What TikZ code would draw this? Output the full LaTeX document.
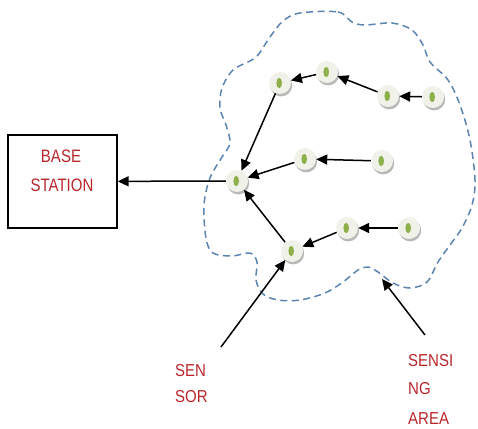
---
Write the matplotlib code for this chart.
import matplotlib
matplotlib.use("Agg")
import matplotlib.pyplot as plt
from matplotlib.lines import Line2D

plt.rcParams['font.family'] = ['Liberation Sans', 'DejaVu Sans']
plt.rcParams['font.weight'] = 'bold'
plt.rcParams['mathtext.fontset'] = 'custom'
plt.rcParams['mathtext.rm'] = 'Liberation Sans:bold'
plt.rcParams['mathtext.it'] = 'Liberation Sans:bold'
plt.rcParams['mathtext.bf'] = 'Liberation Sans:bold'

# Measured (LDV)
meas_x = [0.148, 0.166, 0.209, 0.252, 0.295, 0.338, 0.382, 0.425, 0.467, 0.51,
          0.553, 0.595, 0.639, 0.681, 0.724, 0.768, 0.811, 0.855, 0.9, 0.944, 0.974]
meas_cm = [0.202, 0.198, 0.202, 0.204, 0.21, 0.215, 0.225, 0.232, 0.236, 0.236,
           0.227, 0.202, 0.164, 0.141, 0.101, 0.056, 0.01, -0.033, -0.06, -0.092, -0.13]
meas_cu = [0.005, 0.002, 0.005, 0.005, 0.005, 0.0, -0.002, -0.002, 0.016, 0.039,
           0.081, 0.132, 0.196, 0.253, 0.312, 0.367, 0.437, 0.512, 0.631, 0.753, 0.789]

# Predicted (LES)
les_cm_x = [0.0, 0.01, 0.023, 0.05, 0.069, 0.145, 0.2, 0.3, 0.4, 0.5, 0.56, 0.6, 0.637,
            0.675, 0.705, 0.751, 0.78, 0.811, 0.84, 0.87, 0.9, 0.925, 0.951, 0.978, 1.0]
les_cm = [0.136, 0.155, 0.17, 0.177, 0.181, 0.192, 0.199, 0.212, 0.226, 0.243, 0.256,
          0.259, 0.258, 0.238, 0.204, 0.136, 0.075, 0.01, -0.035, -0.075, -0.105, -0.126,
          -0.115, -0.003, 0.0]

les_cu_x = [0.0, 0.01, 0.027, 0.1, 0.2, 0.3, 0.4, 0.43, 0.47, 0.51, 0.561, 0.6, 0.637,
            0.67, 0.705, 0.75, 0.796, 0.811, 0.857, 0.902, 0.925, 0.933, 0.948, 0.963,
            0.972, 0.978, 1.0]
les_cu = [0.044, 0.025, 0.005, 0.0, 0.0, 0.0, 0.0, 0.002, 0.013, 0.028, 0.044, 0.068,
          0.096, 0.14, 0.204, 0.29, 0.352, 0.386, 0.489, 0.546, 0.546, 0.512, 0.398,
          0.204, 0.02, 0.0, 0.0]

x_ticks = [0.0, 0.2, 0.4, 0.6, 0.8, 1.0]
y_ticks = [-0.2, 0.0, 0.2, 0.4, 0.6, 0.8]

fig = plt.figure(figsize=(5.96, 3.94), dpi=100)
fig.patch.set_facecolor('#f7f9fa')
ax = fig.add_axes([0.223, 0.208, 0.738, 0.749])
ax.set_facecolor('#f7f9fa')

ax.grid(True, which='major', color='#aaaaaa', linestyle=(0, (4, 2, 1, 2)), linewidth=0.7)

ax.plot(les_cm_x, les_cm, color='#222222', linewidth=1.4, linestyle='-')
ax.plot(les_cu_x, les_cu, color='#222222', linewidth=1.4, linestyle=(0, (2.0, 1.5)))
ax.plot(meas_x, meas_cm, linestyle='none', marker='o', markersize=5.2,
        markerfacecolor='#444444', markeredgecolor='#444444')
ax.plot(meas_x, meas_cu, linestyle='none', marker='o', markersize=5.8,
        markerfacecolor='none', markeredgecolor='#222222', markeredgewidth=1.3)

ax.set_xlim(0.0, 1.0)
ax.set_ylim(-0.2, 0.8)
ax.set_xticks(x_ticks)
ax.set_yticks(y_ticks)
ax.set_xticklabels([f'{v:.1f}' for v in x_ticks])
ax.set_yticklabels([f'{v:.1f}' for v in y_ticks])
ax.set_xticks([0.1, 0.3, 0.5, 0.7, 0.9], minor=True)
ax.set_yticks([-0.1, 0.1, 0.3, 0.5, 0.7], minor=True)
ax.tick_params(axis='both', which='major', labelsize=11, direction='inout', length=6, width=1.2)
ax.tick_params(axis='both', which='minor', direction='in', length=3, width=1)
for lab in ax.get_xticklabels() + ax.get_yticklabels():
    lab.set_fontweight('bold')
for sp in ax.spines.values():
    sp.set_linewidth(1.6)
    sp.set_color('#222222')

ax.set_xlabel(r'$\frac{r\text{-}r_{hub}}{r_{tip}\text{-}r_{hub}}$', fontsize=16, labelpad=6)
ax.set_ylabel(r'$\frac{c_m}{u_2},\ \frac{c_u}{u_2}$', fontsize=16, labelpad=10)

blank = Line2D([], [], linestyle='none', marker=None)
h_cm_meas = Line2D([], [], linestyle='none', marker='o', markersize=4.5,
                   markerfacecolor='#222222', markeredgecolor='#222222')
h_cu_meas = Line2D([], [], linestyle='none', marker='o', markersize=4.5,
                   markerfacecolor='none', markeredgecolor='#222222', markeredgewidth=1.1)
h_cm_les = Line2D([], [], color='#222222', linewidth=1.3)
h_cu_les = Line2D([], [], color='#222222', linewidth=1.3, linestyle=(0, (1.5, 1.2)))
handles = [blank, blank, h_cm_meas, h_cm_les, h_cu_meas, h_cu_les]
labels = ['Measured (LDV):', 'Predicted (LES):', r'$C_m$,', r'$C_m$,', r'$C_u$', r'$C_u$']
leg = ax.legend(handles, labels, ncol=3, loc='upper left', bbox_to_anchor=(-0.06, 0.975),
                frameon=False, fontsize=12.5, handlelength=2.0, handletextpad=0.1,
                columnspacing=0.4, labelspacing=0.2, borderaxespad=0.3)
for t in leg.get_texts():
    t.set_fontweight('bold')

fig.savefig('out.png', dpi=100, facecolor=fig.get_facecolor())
==
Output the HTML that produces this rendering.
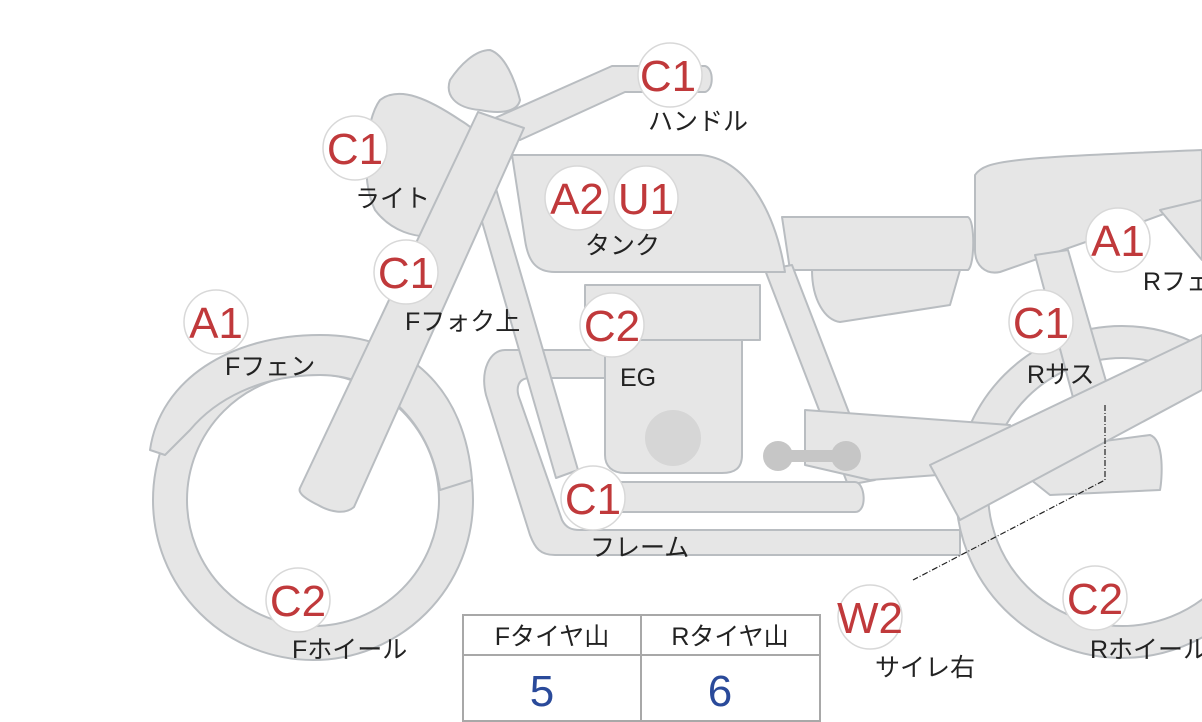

Given exercise
Pull out and copy each line containing the string "this".

Full answer
What TikZ code would draw this? Output the full LaTeX document.
Write the matplotlib code for this chart.
Output the HTML that produces this rendering.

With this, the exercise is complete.